__What you should do__
Determine the number of lines containing the word "matplotlib". Reply with it and nothing else.

== Given material ==

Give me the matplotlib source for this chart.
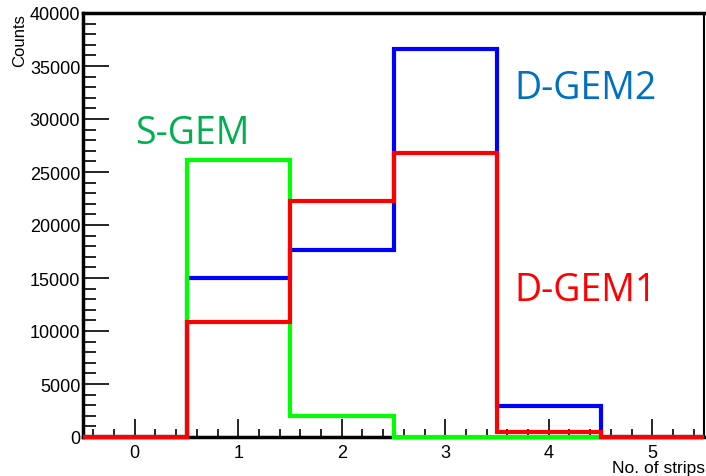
import matplotlib
matplotlib.use("Agg")
import matplotlib.pyplot as plt
from matplotlib.ticker import MultipleLocator
import numpy as np

edges = [-0.5, 0.5, 1.5, 2.5, 3.5, 4.5, 5.5]
s_gem = [0, 26100, 1950, 0, 0, 0]
d_gem2 = [0, 15000, 17650, 36600, 2950, 0]
d_gem1 = [0, 10850, 22300, 26750, 450, 0]

plt.rcParams['font.family'] = ['Liberation Sans', 'DejaVu Sans']
fig = plt.figure(figsize=(7.06, 4.77), dpi=100)
ax = fig.add_axes([83/706, 1-438/477, (704-83)/706, (438-14)/477])

lw = 3.0
ax.stairs(d_gem2, edges, color='#0000ff', linewidth=lw, baseline=0, zorder=3, clip_on=False)
ax.stairs(s_gem, edges, color='#00ff00', linewidth=lw, baseline=0, zorder=4, clip_on=False)
ax.stairs(d_gem1, edges, color='#ff0000', linewidth=lw, baseline=0, zorder=5, clip_on=False)

ax.set_xlim(-0.5, 5.5)
ax.set_ylim(0, 40000)
ax.xaxis.set_major_locator(MultipleLocator(1))
ax.xaxis.set_minor_locator(MultipleLocator(0.2))
ax.yaxis.set_major_locator(MultipleLocator(5000))
ax.yaxis.set_minor_locator(MultipleLocator(1000))
ax.tick_params(axis='both', which='both', direction='in', top=False, right=False, labelsize=13, width=1.2)
ax.tick_params(axis='x', which='major', length=13, pad=5)
ax.tick_params(axis='x', which='minor', length=6)
ax.tick_params(axis='y', which='major', length=19, pad=2)
ax.tick_params(axis='y', which='minor', length=9)
for s in ['left', 'bottom', 'top']:
    ax.spines[s].set_linewidth(2.5)
ax.spines['right'].set_linewidth(1.5)

fig.text(20/706, 1-14/477, 'Counts', rotation=90, ha='center', va='top', fontsize=12)
fig.text(705/706, 1-469/477, 'No. of strips', ha='right', va='center', fontsize=12.5)

tfont = ['Open Sans', 'DejaVu Sans']
fig.text(135/706, 1-134/477, 'S-GEM', color='#00b050', fontsize=27, family=tfont, ha='left', va='center')
fig.text(514/706, 1-89/477, 'D-GEM2', color='#0070c0', fontsize=27, family=tfont, ha='left', va='center')
fig.text(514/706, 1-291/477, 'D-GEM1', color='#ff0000', fontsize=27, family=tfont, ha='left', va='center')

fig.savefig('out.png', dpi=100)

===

__The answer__
5